Second, the final rule does so by setting
standards for the timely processing of trades
through so-called ‘straight-through’
processing or sending transactions promptly
to the clearinghouse upon execution. This
lowers risk to the markets by minimizing the
time between submission and acceptance or
rejection of trades for clearing. These
regulations would require and establish
uniform standards for prompt processing,
submission and acceptance for clearing of
swaps eligible for clearing. Such uniform
standards, similar to the practices in the
futures markets, lower risk because they
allow market participants to get the prompt
benefit of clearing rather than having to first
enter into a bilateral transaction that would
subsequently be moved into a clearinghouse.
Third, the final rule does so by allowing
asset managers to allocate bunched orders for
swaps consistent with long established rules
for allocating bunched orders for futures.

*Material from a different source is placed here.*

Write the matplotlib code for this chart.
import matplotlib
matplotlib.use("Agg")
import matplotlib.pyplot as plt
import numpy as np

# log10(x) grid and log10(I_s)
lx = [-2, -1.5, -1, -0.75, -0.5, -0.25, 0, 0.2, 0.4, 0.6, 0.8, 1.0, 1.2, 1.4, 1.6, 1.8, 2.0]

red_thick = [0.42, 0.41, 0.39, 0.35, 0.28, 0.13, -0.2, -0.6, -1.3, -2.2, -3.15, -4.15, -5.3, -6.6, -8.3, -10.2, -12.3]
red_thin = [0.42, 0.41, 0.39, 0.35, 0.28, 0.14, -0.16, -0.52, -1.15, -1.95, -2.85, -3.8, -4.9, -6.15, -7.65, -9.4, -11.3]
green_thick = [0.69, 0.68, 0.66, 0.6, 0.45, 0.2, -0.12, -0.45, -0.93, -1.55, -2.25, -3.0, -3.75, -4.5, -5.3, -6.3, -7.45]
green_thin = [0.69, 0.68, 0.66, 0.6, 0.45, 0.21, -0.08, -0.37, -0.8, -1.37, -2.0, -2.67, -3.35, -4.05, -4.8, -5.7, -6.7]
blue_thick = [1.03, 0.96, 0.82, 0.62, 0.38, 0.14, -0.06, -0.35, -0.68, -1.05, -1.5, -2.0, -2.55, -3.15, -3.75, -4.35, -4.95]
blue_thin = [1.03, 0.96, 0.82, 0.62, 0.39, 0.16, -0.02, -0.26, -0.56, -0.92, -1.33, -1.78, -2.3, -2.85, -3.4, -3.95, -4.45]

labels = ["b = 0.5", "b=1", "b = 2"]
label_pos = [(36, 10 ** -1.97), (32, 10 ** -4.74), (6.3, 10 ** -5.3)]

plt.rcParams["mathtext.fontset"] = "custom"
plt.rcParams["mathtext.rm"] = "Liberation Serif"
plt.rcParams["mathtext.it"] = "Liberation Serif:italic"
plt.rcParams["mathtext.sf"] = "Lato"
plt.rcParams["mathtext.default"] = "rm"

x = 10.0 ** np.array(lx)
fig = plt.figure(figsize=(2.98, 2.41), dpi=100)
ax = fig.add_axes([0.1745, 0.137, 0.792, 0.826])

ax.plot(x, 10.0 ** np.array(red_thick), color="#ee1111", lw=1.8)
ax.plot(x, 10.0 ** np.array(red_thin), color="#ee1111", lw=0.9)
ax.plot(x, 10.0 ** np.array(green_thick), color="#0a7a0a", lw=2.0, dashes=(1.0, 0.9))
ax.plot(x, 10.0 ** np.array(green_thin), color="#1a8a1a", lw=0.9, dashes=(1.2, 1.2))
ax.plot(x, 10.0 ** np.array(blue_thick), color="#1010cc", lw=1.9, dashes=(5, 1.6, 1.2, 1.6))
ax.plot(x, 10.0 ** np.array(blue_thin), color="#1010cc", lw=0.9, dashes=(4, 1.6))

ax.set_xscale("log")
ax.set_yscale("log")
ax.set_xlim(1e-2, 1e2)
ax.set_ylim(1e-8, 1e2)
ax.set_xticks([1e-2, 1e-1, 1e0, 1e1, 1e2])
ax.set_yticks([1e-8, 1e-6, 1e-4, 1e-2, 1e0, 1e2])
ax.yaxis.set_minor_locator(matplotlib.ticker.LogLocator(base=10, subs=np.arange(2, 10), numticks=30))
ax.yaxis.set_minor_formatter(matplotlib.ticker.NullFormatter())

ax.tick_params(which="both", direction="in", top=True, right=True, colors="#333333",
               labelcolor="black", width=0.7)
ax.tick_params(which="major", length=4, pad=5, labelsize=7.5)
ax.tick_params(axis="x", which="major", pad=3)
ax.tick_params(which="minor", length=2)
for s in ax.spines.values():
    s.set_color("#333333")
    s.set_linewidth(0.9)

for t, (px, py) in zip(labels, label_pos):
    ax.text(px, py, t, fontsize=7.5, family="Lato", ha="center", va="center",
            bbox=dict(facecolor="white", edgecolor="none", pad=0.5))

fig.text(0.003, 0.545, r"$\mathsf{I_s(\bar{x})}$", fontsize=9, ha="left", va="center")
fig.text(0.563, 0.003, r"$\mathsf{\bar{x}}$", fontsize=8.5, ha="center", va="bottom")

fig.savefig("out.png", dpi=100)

This will help promote access to clearing of
swaps for pension funds, mutual funds and
other clients of asset managers.
Lastly, the final rule does so by
strengthening the risk management
procedures of clearing members. One of the
primary goals of the Dodd-Frank Act was to
reduce the risk that swaps pose to the
economy. The final rule would require
clearing members that are FCMs, Swap
Dealers, and major swap participants to
establish risk-based limits on their customer
and house accounts. The rule also would
require clearing members to establish
procedures to, amongst other provisions,
evaluate their ability to meet margin
requirements, as well as liquidate positions
as needed. These risk filters and procedures
would help secure the financial integrity of
the markets and the clearing system.